Mridula Koshy: We Hope to Find in Stories the Language with which to Tell Our Own Story

Mridula Koshy is a writer. For the past few years, she has been very involved in running a community library, and more recently in setting up more community libraries.

How did the community library come about?

Back in 2008 my partner and I started reading aloud to a couple dozen kids in an area school. They were great fun. They wanted to borrow books. We started carrying a bag of books. Eventually we got help from everyone everywhere and created a decent school library for all 500 kids in the school. When that school shut, the NGO to which it belonged – Deepalaya – gave us permission to bring in dozens of volunteers and to run the library as a community library. Our library in the Ramditti J R Narang Learning Center is open seven days a week; it is an excellent library that is free and open to all.

Of all the different things that you have done in the library, what do you think has been the most successful in terms of ensuring engagement, especially from children?

We read aloud to kids. There is a read aloud happening in the library at least five out of seven days and, by the end of the week, somewhere in the order of 150 to 250 of our members have been read to, usually multiple times. Two and a half years since we became a community library, there is anecdotal evidence that hundreds more read alouds take place weekly in our members’ homes with children and adults reading aloud to one another.


Shoumi Dasgupta, one of the volunteers, reads to kids.

A read aloud can be for the pure fun of turning the page and advancing the story or it can be to provoke thinking and discussion. Almost all kids, even those from families with generations of educated forbears, need read aloud. To make reading the pleasurable journey of self-discovery that we all know it to be, first we need someone in the know to read to us, to model reading to us, to model thinking and self-discovery and pleasure.

Young reader

A young member aloud to younger and older members.

Are there any stories you would like to tell us?

I will tell you a story about a couple of kids in a read aloud. Once a volunteer was reading a story aloud at the end of which a little girl in the room began crying quietly. Everyone waited and then the little girl said the story reminded her of her own home life and her feeling that her father did not love her the way he loved her brother.
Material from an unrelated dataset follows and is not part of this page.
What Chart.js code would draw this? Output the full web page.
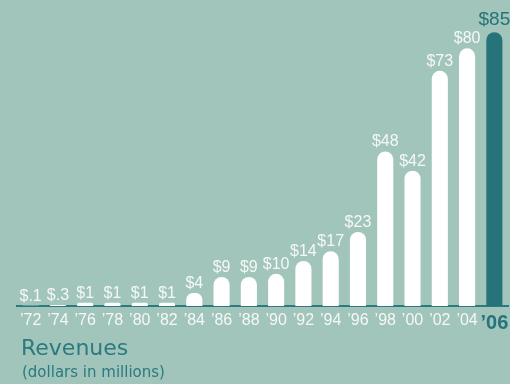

Another little girl began crying and said her father too loved her brother more than her.

We all hope to find in stories the language with which to tell our own story. I think a lot of people in the room that day found words they needed.

From your observation, is there any difference in how kids who grow up in homes surrounded by books respond to books and how kids who grow up deprived of books respond?
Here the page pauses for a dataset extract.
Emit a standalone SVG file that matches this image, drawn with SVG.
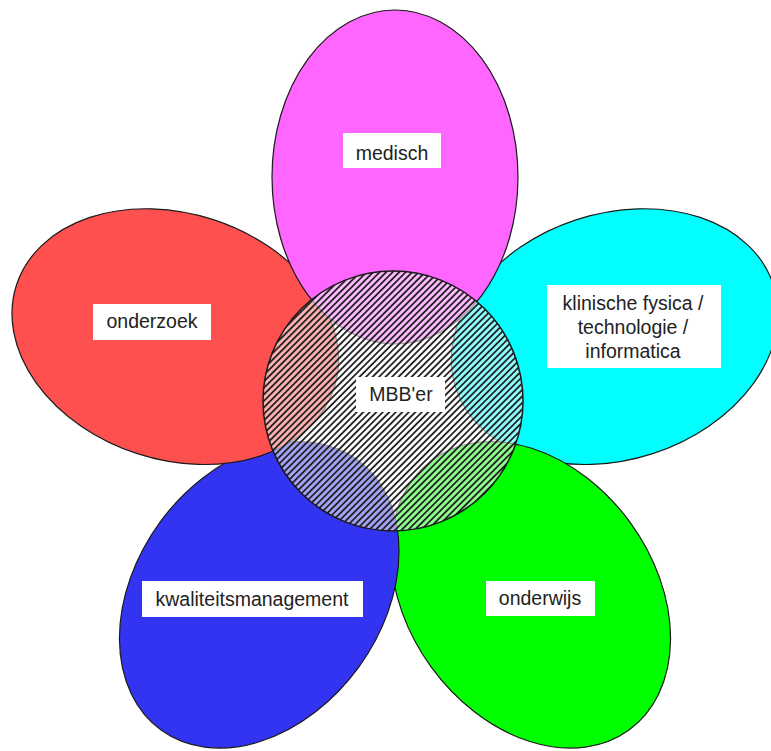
<svg xmlns="http://www.w3.org/2000/svg" width="771" height="751" viewBox="0 0 771 751">
<style>
.petal{stroke:#1a1a1a;stroke-width:1.2}
.box{fill:#ffffff}
.lbl{font-family:"Liberation Sans",Arial,sans-serif;font-size:19.5px;fill:#222;text-anchor:middle}
</style>
<defs>
<pattern id="hatch" width="4.6" height="10" patternUnits="userSpaceOnUse" patternTransform="rotate(45)">
<rect x="0" y="0" width="1.8" height="10" fill="#222"/>
</pattern>
</defs>
<rect width="771" height="751" fill="#ffffff"/>
<g id="connectors"/>
<g id="node-informatica">
<ellipse class="petal" cx="395" cy="177" rx="123" ry="167" fill="#00FFFF" transform="rotate(72 395 408)"/>
<rect class="box" x="547" y="285" width="174" height="83"/>
<text class="lbl" x="633" y="310">klinische fysica /</text>
<text class="lbl" x="633" y="334">technologie /</text>
<text class="lbl" x="633" y="358">informatica</text>
</g>
<g id="node-onderwijs">
<ellipse class="petal" cx="395" cy="177" rx="123" ry="167" fill="#00FF00" transform="rotate(144 395 408)"/>
<rect class="box" x="486" y="581" width="109" height="35"/>
<text class="lbl" x="540" y="605">onderwijs</text>
</g>
<g id="node-kwaliteitsmanagement">
<ellipse class="petal" cx="395" cy="177" rx="123" ry="167" fill="#3333F2" transform="rotate(216 395 408)"/>
<rect class="box" x="142" y="581" width="221" height="36"/>
<text class="lbl" x="252" y="605.5">kwaliteitsmanagement</text>
</g>
<g id="node-onderzoek">
<ellipse class="petal" cx="395" cy="177" rx="123" ry="167" fill="#FF5050" transform="rotate(288 395 408)"/>
<rect class="box" x="93" y="304" width="118" height="36"/>
<text class="lbl" x="152" y="328">onderzoek</text>
</g>
<g id="node-medisch">
<ellipse class="petal" cx="395" cy="177" rx="123" ry="167" fill="#FF66FF"/>
<rect class="box" x="343" y="133" width="98" height="35"/>
<text class="lbl" x="392" y="160">medisch</text>
</g>
<g id="node-mbber">
<circle cx="393" cy="401" r="130" fill="#ffffff" fill-opacity="0.55"/>
<circle cx="393" cy="401" r="130" fill="url(#hatch)" stroke="#1a1a1a" stroke-width="1.5"/>
<rect class="box" x="356" y="377" width="89" height="35"/>
<text class="lbl" x="401" y="401">MBB'er</text>
</g>
</svg>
Kids who don’t have early access to books can catch up in terms of acquiring vocabulary, in terms of understanding books as tools for imaginative thinking, in terms of gaining pleasure from losing themselves in books. But it cannot happen without sound pedagogical intervention.

Children who haven’t had access to books within the intimacy of the family do not associate feeling of love and pleasure with books. Read alouds can create this intimacy and pleasure. The communal experience of a Read Alouds in our library is a bridge to the pleasure of reading alone. Without the read aloud the initial loneliness of reading can be intimidating.

And finally kids who have not had access to books may know how to read from their school but do not read with fluency and so cannot find reading pleasurable. We utilize a reading fluency curriculum in our library, which moves children in a few weeks toward increased speed and accuracy and understanding in their reading. Without this, reading remains painful, no matter how many read alouds motivate a child to want to stumble through a book.







How is your plan of creating more community libraries taking shape? What can other people who love books do to participate?


The Community Library Project is a trust, the goal of which is to run a small number of community libraries as an argument for a publicly owned library system. Our libraries are labs in which we can learn what kind of best practices make for excellent libraries that serve all people. We demonstrate that libraries do indeed work – if you build them, the people will come. Ultimately there is no argument for not building a publicly owned library system in Delhi and beyond. Libraries are neither unnecessary luxuries nor impossible achievements.


If you have ever loved a book then you know that love needs the outlet of another reader to whom you can say, ‘you must read this.’ We readers need more readers. Readers can support others in becoming readers by supporting our organization through cash donations, through volunteering (serious commitment needed) and through donating books (new and used but in mint condition).


We are also here to help people who would like to start libraries that are free and open to all.